Receptions were mixed, with many slamming Minaj for her tasteless appropriation of Nazism. The Anti-Defamation League heavily criticised Minaj and her team, saying it was "deeply disturbed" by the video, describing it as a "new low for pop culture". A statement also pointed out that the clip also "debuted on the 76th anniversary of Kristallnacht, the 'night of broken glass' pogrom that signaled the beginning of the Final Solution and the Holocaust". Oops.
Given that there's been such furious debate about the video, it was only a matter of time before Minaj waded in. As it happens, she's really sorry.
The artist who made the lyric video for “Only” was influenced by a cartoon on Cartoon Network called "Metalocalypse" & Sin City.— NICKI MINAJ (@NICKIMINAJ) November 11, 2014
Both the producer, & person in charge of over seeing the lyric video (one of my best friends & videographer: A. Loucas), happen to be Jewish— NICKI MINAJ (@NICKIMINAJ) November 11, 2014
I didn't come up w/the concept, but I'm very sorry & take full responsibility if it has offended anyone. I'd never condone Nazism in my art.— NICKI MINAJ (@NICKIMINAJ) November 11, 2014
Jeff Osborne, the director for the video, took to Myspace (remember that?) to offer his thoughts on the controversy. However, he's steadfastly refused to apologise for anything and admitted that a lot of the video is indeed representative of Nazism. Read his statement below:
“Before I start, be clear that these are my personal views and not the views of Nicki Minaj, Drake, Lil Wayne, Chris Brown, or Young Money. First, I’m not apologizing for my work, nor will I dodge the immediate question. The flags, armbands, and gas mask (and perhaps my use of symmetry?) are all representative of Nazism.

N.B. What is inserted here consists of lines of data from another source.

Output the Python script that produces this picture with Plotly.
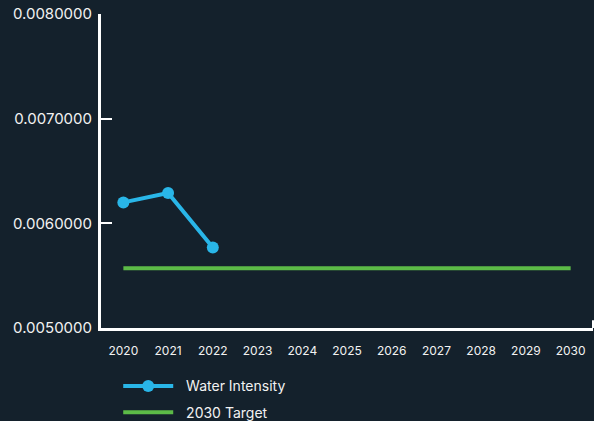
import plotly.graph_objects as go

years = [str(y) for y in range(2020, 2031)]
intensity_years = ["2020", "2021", "2022"]
water_intensity = [0.00620, 0.00629, 0.00577]
target_value = 0.00557
target = [target_value] * len(years)
y_ticks = [0.005, 0.006, 0.007, 0.008]
y_tick_labels = ["0.0050000", "0.0060000", "0.0070000", "0.0080000"]

BG = "#14212c"
BLUE = "#29b6e8"
GREEN = "#5cbb47"
FONT = "Inter, Noto Sans, sans-serif"
NB = "\u00a0\u00a0"

fig = go.Figure()
fig.add_trace(go.Scatter(
    x=intensity_years, y=water_intensity, name=NB + "Water Intensity",
    legendgroup="wi",
    mode="lines+markers",
    line=dict(color=BLUE, width=4),
    marker=dict(color=BLUE, size=12),
))
fig.add_trace(go.Scatter(
    x=years, y=target, name=NB + "2030 Target",
    legendgroup="tg",
    mode="lines",
    line=dict(color=GREEN, width=4),
))

fig.update_layout(
    width=594, height=421,
    paper_bgcolor=BG, plot_bgcolor=BG,
    margin=dict(l=101, r=1, t=14, b=93, autoexpand=False),
    font=dict(family=FONT, color="#f2f2f2"),
    xaxis=dict(
        type="category", categoryorder="array", categoryarray=years,
        range=[-0.5, 10.5],
        showgrid=False, zeroline=False,
        showline=True, linecolor="#ffffff", linewidth=3,
        ticks="", tickfont=dict(family=FONT, size=12, color="#f2f2f2"),
        ticklabelstandoff=10,
    ),
    yaxis=dict(
        range=[0.005, 0.008],
        tickvals=y_ticks, ticktext=y_tick_labels,
        showgrid=False, zeroline=False,
        showline=True, linecolor="#ffffff", linewidth=3,
        ticks="inside", ticklen=11, tickwidth=2, tickcolor="#ffffff",
        tickfont=dict(family=FONT, size=15, color="#f2f2f2"),
        ticklabelstandoff=3,
    ),
    legend=dict(
        orientation="v", x=0.035, xanchor="left", y=-0.135, yanchor="top",
        font=dict(family=FONT, size=14, color="#f2f2f2"),
        bgcolor="rgba(0,0,0,0)",
        itemwidth=50, tracegroupgap=5,
    ),
    showlegend=True,
)

# small closing tick at the right end of the x axis
fig.add_shape(type="line", xref="paper", yref="paper",
              x0=1, x1=1, y0=0, y1=0.025,
              line=dict(color="#ffffff", width=2))

fig.write_html("out.html")
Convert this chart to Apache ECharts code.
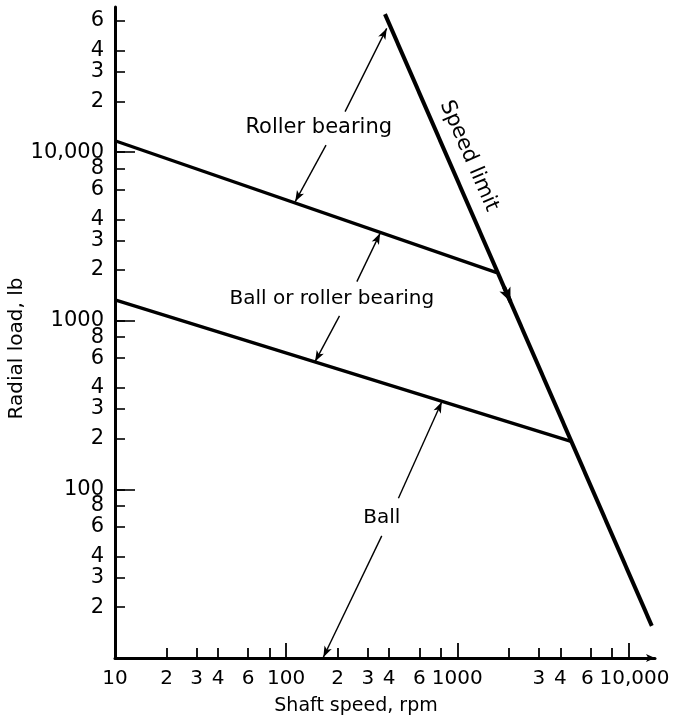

But a majority of the recognizable models/symbols are American: MQ9 Reaper Drone, F22 Raptor, Sidewinder missile, security cameras, M60, SWAT uniform, General’s uniform, the Supreme court, and the Lincoln Memorial. What’s also American is the 1st Amendment, which I’ve unexpectedly succeeded in showing how we willfully squeeze ourselves out of that right every day.
Despite the fact heavy religious and economic themes were glossed over, there’s also Russian T-90 tanks, Belgian FN FAL, German mp5 (not manufactured until 1966), an Italian Ferrari, and a Vatican Pope.
As far as an explanation, I think its actually important to remind younger generations of atrocities that occurred in the past as a way to prevent them from happening in the future. And the most effective way of connecting with people today is through social media and pop culture. So if my work is misinterpreted because it’s not a sappy tearjerker, sorry I’m not sorry. What else is trending?”
It's a pretty strange statement. A cartoon Nicki Minaj who may or not be dressed up as a Nazi doesn't teach younger generations anything about World War II. Whatever you think about the video (I for one am not 'offended'), that's simply bullshit. Osborne made a video he knew would provoke a fierce reaction. Then again, it's a common misinterpretation amongst artists that just because people are talking about your work it means it's good.